--- START OF Collected material ---
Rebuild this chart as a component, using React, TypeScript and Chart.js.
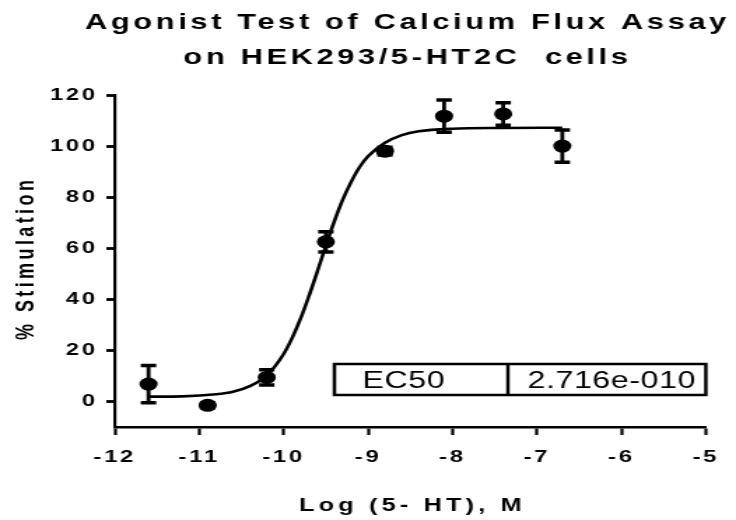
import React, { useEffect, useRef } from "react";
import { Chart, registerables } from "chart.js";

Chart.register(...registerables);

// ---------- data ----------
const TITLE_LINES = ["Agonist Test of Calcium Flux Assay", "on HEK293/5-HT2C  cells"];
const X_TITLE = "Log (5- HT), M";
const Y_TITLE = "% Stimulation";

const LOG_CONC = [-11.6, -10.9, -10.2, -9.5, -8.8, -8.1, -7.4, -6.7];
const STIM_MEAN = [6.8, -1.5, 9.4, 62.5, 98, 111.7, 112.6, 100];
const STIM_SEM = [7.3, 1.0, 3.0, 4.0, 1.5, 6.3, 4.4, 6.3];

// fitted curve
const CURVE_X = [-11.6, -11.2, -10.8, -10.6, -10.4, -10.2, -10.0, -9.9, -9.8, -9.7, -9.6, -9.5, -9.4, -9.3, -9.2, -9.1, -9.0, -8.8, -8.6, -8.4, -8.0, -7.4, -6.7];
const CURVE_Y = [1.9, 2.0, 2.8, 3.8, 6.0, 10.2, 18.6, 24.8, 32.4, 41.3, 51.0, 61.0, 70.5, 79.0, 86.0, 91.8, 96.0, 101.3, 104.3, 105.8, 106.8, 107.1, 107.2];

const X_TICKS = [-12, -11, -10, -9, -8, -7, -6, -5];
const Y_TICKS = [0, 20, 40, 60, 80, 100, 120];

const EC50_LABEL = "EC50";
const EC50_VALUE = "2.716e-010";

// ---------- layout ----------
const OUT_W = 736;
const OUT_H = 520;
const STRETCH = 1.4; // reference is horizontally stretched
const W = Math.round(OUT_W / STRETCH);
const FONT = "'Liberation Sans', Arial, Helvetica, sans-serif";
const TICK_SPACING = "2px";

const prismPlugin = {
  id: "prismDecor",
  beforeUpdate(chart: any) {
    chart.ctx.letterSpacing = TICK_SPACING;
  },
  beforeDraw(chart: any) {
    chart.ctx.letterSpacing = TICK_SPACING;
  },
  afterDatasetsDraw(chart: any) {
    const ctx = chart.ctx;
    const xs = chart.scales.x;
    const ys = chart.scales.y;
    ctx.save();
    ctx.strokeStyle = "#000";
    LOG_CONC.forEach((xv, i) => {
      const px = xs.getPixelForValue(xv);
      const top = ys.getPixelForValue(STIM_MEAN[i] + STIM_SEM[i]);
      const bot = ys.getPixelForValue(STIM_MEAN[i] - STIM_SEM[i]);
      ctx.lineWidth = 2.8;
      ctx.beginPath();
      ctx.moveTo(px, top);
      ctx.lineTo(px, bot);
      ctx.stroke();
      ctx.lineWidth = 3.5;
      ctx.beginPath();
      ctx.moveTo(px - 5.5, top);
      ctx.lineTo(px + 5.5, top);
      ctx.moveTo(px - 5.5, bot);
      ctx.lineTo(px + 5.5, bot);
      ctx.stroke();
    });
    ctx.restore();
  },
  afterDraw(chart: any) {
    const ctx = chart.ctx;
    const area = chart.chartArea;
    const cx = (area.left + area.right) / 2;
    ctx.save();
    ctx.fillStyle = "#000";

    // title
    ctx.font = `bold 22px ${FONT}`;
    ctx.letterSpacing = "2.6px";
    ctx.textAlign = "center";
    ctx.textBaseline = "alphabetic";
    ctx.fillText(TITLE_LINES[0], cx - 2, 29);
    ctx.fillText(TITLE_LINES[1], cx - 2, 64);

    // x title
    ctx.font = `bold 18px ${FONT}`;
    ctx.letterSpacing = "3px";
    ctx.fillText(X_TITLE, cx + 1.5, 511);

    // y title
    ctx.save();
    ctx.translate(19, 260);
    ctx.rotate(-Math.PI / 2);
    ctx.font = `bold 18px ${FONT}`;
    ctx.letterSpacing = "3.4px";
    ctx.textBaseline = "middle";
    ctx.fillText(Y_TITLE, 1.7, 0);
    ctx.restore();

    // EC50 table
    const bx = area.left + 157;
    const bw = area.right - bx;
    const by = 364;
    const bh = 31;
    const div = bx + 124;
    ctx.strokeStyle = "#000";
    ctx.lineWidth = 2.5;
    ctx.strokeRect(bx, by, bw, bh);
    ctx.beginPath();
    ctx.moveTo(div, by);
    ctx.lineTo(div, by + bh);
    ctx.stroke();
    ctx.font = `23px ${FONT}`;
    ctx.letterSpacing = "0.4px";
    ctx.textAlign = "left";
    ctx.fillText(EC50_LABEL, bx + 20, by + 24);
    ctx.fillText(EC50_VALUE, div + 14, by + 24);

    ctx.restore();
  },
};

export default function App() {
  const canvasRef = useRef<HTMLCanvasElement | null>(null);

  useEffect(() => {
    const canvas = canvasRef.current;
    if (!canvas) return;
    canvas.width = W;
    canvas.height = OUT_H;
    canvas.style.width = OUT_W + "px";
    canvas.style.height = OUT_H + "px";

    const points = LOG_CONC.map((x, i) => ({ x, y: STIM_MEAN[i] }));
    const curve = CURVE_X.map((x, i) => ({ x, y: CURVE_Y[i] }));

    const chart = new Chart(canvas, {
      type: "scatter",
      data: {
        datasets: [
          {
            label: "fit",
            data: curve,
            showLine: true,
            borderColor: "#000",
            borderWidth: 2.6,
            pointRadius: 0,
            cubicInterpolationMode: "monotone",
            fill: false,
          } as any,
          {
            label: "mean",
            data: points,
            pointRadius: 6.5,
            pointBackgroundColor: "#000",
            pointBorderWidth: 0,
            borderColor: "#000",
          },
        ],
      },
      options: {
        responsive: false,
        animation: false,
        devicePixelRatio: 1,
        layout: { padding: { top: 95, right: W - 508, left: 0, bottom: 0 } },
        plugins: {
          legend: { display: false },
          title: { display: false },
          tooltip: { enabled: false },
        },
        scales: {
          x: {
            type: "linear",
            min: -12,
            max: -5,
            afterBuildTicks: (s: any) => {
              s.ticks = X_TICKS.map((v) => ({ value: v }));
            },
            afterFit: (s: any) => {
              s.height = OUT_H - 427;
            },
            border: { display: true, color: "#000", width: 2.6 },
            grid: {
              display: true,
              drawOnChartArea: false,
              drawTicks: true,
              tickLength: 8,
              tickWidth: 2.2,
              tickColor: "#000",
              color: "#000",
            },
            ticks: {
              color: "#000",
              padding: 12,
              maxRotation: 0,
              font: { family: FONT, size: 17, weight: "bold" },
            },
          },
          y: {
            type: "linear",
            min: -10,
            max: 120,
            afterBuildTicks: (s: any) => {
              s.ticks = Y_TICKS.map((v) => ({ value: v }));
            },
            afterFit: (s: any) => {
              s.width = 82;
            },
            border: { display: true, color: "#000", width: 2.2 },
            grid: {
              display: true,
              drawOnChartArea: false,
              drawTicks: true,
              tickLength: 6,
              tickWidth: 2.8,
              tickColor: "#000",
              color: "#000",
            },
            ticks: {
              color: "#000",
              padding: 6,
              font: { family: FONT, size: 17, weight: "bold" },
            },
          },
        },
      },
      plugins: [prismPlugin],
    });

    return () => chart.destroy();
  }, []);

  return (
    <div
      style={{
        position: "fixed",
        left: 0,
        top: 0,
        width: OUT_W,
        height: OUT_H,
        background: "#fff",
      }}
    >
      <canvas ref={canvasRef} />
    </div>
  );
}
--- END OF Collected material ---
Stated problem.
Working from the listing above, pick out every line that has "React" and copy it.

The result.
Rebuild this chart as a component, using React, TypeScript and Chart.js.
import React, { useEffect, useRef } from "react";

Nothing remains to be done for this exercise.